The Passage of Mirage features nine projects that address these issues by portraying the virtual object as a process, a data structure (or carrier thereof), or as an encoded reality. The artworks expand notions of the traditional art object, sometimes quite specifically with regard to more established art forms such as photography, film, or painting.
The works of Jim Campbell and Thomson & Craighead, for example, offer different approaches to processing the medium of film. Campbell's Illuminated Average #1 creates an average of all the frames of Hitchock's Psycho and collapses the film into one single image; by contrast, the artist's Night Light visualizes Psycho's sound level and the brightness of the image throughout the film.

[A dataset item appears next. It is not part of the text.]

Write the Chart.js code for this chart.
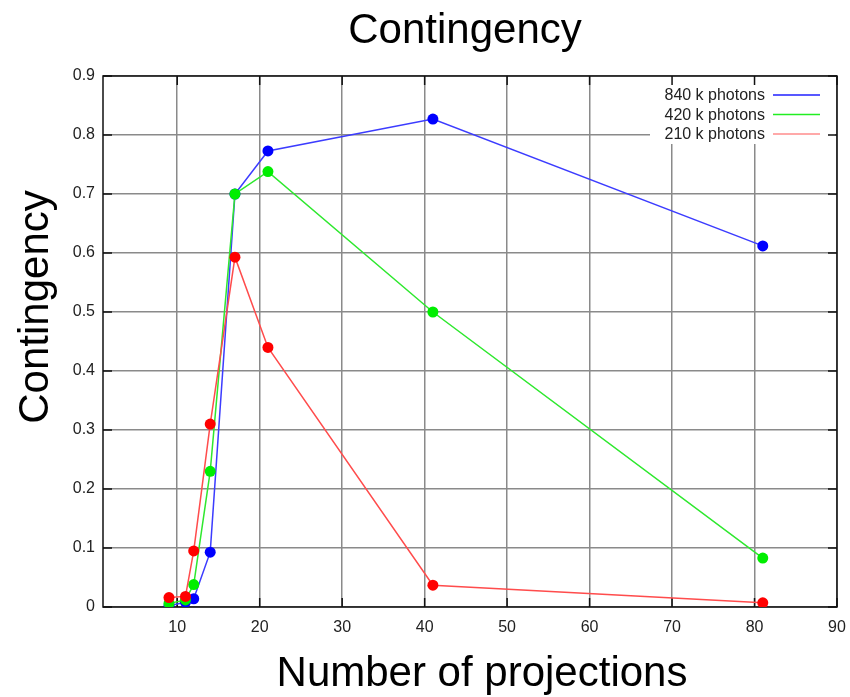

Thomson & Craighead's Short Films about Flying is an edition of unique cinematic works that were generated in real-time from existing data found on the World Wide Web: each "movie" (replete with opening titles and end credits) combines a video feed from Logan Airport in Boston with randomly loaded net radio sourced from elsewhere in the world.
John Gerrard's Watchful Portrait and Carlo Zanni's Altarboy both transform a portrait into a "living" process that is networked or responds to haptic sensation; and Wolfgang Staehle's and Vuk Cosic's works present a "live" version of a photograph or painting. In very different ways, the idea of the object as data carrier unfolds both in W. Bradford Paley's Code Profiles and Eric Paulos' Limelight, a sculptural object that doubles as automated threat detection and indication system.
While still informed by the aesthetics of more traditional media, the artworks in the exhibition are media objects that are process-oriented, reactive, or open to (real-time) data processing and intervention.